Automobiles are basic parts of our daily lives, especially for US citizens. But there’s still a lot many of us probably don’t know about them. Below, we list some facts about cars we bet you didn’t know, from the new car smell to airbags!
Modern Cars Are Smarter Than Airliners
As anyone who has gotten behind the wheel of a new car in the past couple of years knows, vehicle technology has grown substantially. Modern cars can feel like driving computers, and in some aspects, they are!
Today’s average car has over 100 million lines of code in its internal computer, translating to about 100 miles of code if you look at it from top to bottom! For comparison, a Boeing 787 Dreamliner has only about 14 million lines of code in its internal computer.
That New-Car Smell Is Toxic
We all know that distinct car smell, but do you know that you’re smelling volatile toxins? During manufacturing, carmakers must use chemicals and materials that give off volatile compound vapors, especially for interior components like carpets, pedals, and door linings.
Don’t worry—auto manufacturers use gas chromatography for quality control to ensure that every vehicle that comes off the manufacturing line is safe to drive. But those volatile compounds still leave a lingering smell, which gives new cars that unmistakable scent!
Airbags Are as Fast as a Mach 6 Jet
We all know the purpose of an airbag: to protect drivers and passengers in a head-on collision. Collisions can occur at a moment’s notice, so airbags must deploy even faster to be useful, but do you know how fast they spring into action?
Thanks to its sensors, a car’s airbag can deploy within 40 milliseconds of a collision at 4,500 mph!
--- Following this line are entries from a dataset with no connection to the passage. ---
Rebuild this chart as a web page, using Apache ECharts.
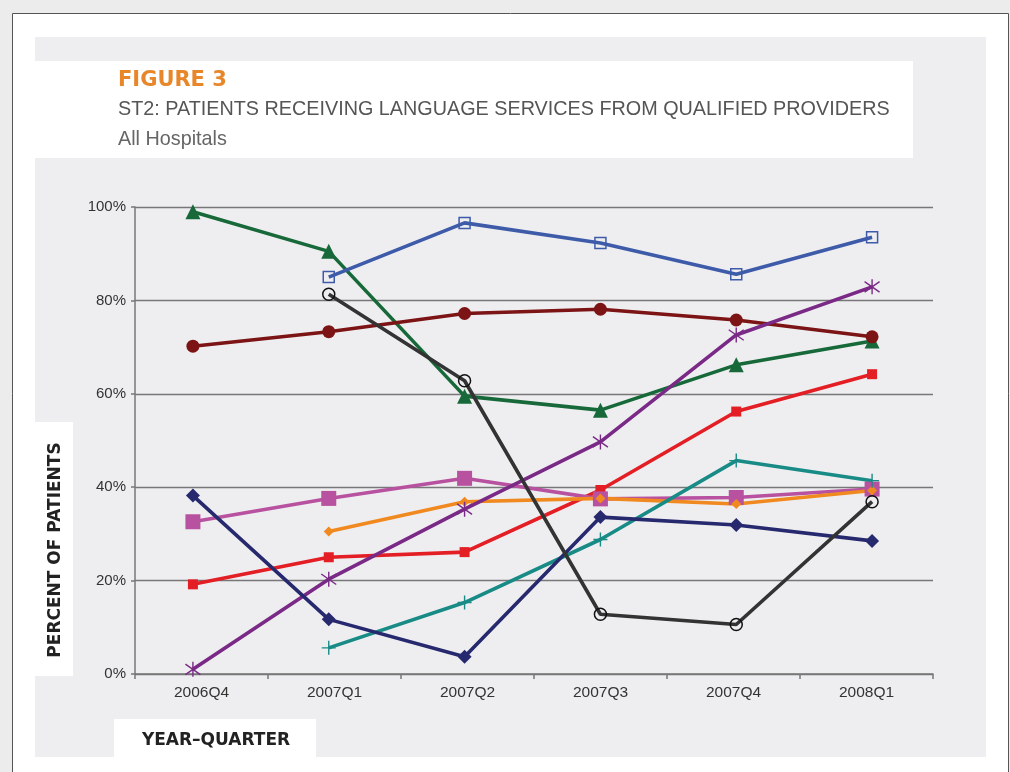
<!DOCTYPE html>
<html>
<head>
<meta charset="utf-8">
<script src="https://cdn.jsdelivr.net/npm/echarts@6/dist/echarts.min.js"></script>
<style>
  html, body { margin: 0; padding: 0; background: #ececec; }
  #chart { width: 1010px; height: 772px; }
</style>
</head>
<body>
<div id="chart"></div>
<script>
const quarters = ["2006Q4", "2007Q1", "2007Q2", "2007Q3", "2007Q4", "2008Q1"];

// percent of patients, one array per hospital line (null = no report)
const greenTriangles = [99, 90.5, 59.5, 56.5, 66.2, 71.3];
const blueSquares = [null, 85, 96.6, 92.3, 85.6, 93.5];
const redCircles = [70.2, 73.3, 77.2, 78.1, 75.8, 72.2];
const blackCircles = [null, 81.3, 62.8, 12.8, 10.6, 36.9];
const purpleStars = [1.0, 20.3, 35.3, 49.7, 72.6, 82.9];
const redSquares = [19.2, 25, 26.1, 39.4, 56.2, 64.2];
const pinkSquares = [32.6, 37.6, 41.9, 37.5, 37.8, 39.6];
const orangeDiamonds = [null, 30.5, 36.9, 37.6, 36.4, 39.3];
const navyDiamonds = [38.2, 11.7, 3.7, 33.6, 31.9, 28.5];
const tealPluses = [null, 5.6, 15.3, 28.8, 45.7, 41.4];

const panelBg = "#eeeef0";
const starPath = "path://M0,-10L0,10M-9,-7L9,7M-9,7L9,-7";
const plusPath = "path://M0,-10L0,10M-10,0L10,0";

function line(data, color, symbol, size, opts) {
  opts = opts || {};
  return {
    type: "line",
    xAxisIndex: 1,
    yAxisIndex: 1,
    data: data,
    symbol: symbol,
    symbolSize: size,
    showAllSymbol: true,
    connectNulls: false,
    lineStyle: { color: color, width: 3.6 },
    itemStyle: Object.assign({ color: color, opacity: 1 }, opts.item || {}),
    emphasis: { disabled: true },
    animation: false,
    z: opts.z || 2
  };
}

const chart = echarts.init(document.getElementById("chart"), null, { renderer: "canvas" });

const option = {
  backgroundColor: "#ececec",
  animation: false,
  graphic: [
    { type: "rect", shape: { x: 12.5, y: 13.5, width: 996, height: 770 },
      style: { fill: "#fff", stroke: "#555", lineWidth: 1 }, z: -10 },
    { type: "rect", shape: { x: 35, y: 37, width: 951, height: 720 },
      style: { fill: panelBg }, z: -9 },
    { type: "rect", shape: { x: 35, y: 61, width: 878, height: 97 },
      style: { fill: "#fff" }, z: -8 },
    { type: "rect", shape: { x: 35, y: 422, width: 38, height: 254 },
      style: { fill: "#fff" }, z: -8 },
    { type: "rect", shape: { x: 114, y: 719, width: 202, height: 38 },
      style: { fill: "#fff" }, z: -8 },
    { type: "text", x: 56, y: 550, rotation: Math.PI / 2,
      style: { text: "PERCENT OF PATIENTS", fill: "#222",
        font: "bold 17px 'DejaVu Sans'", textAlign: "center", textVerticalAlign: "middle" }, z: 5 },
    { type: "text", x: 216, y: 741,
      style: { text: "YEAR–QUARTER", fill: "#222",
        font: "bold 17px 'DejaVu Sans'", textAlign: "center", textVerticalAlign: "middle" }, z: 5 }
  ],
  title: [
    { text: "FIGURE 3", left: 118, top: 70, padding: 0,
      textStyle: { color: "#e8862a", fontFamily: "DejaVu Sans", fontWeight: "bold", fontSize: 21 } },
    { text: "ST2: PATIENTS RECEIVING LANGUAGE SERVICES FROM QUALIFIED PROVIDERS", left: 118, top: 100, padding: 0,
      textStyle: { color: "#555", fontFamily: "Liberation Sans", fontWeight: "normal", fontSize: 19.8 } },
    { text: "All Hospitals", left: 118, top: 130, padding: 0,
      textStyle: { color: "#666", fontFamily: "Liberation Sans", fontWeight: "normal", fontSize: 19.8 } }
  ],
  grid: [
    { left: 135, right: 77, top: 207, bottom: 98 },
    { left: 125, right: 70, top: 207, bottom: 98 }
  ],
  xAxis: [
    {
      type: "category", gridIndex: 0, data: quarters, boundaryGap: true,
      axisLine: { lineStyle: { color: "#777", width: 1.5 } },
      axisTick: { show: true, length: 5, lineStyle: { color: "#777", width: 1.5 } },
      axisLabel: { color: "#333", fontFamily: "Liberation Sans", fontSize: 15.5, margin: 11 }
    },
    { type: "category", gridIndex: 1, data: quarters, boundaryGap: true, show: false }
  ],
  yAxis: [
    {
      type: "value", gridIndex: 0, min: 0, max: 100, interval: 20,
      axisLine: { show: true, lineStyle: { color: "#777", width: 1.5 } },
      axisTick: { show: true, length: 4, lineStyle: { color: "#777", width: 1.5 } },
      axisLabel: { formatter: "{value}%", color: "#333", fontFamily: "Liberation Sans", fontSize: 15, margin: 9 },
      splitLine: { lineStyle: { color: "#777", width: 1.4 } }
    },
    { type: "value", gridIndex: 1, min: 0, max: 100, show: false }
  ],
  series: [
    line(greenTriangles, "#17693a", "triangle", 15),
    line(blueSquares, "#3e5ba9", "rect", 11,
      { item: { color: "transparent", borderColor: "#3e5ba9", borderWidth: 1.5 } }),
    line(redCircles, "#7c1315", "circle", 13),
    line(redSquares, "#e31e25", "rect", 10),
    line(pinkSquares, "#b8519f", "rect", 15),
    line(orangeDiamonds, "#f0891f", "diamond", 10),
    line(purpleStars, "#7a2a86", starPath, 15,
      { item: { color: "#7a2a86", borderColor: "#7a2a86", borderWidth: 1.4 } }),
    line(tealPluses, "#198b86", plusPath, 14,
      { item: { color: "#198b86", borderColor: "#198b86", borderWidth: 1.4 } }),
    line(navyDiamonds, "#27296f", "diamond", 14),
    line(blackCircles, "#333333", "circle", 12,
      { item: { color: "transparent", borderColor: "#111", borderWidth: 1.5 } })
  ]
};

chart.setOption(option);
</script>
</body>
</html>
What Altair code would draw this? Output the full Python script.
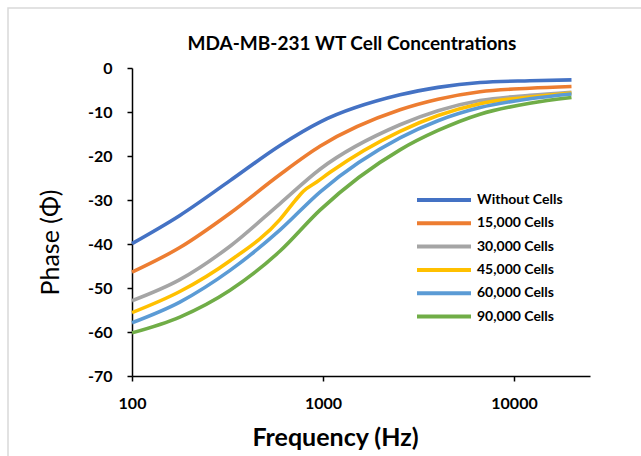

That’s faster than a Mach 6 jet or a jet traveling at six times the speed of sound.
The Term “Car” Is Latin
We all understand where the term automobile comes from, but one fact about cars we bet you don’t know is where the term car came from! Etymologists note the English word car is derived from the Latin word carrum or carrus.
Carrum in Latin means a wheeled vehicle, and carrus refers to a wagon, so the connection is easy to see. Scholars believe Old English began using the Latin word around the 14th century, way before they had cars to talk about!
Car Horns Have Changed Tunes
Anyone who has heard an old-fashioned car horn knows that modern vehicles have a slightly different sound, but do you know what musical key car horns are in? Until about the ’60s, most American car horns were in the key of E flat or C.
But as time passed, auto manufacturers sharpened their tune a bit. Today, most US-made car horns are in F sharp and a few in A sharp.
We hope you’ve enjoyed our fun fact list! Now you know a few bits of trivia to impress your friends and family on your next road trip.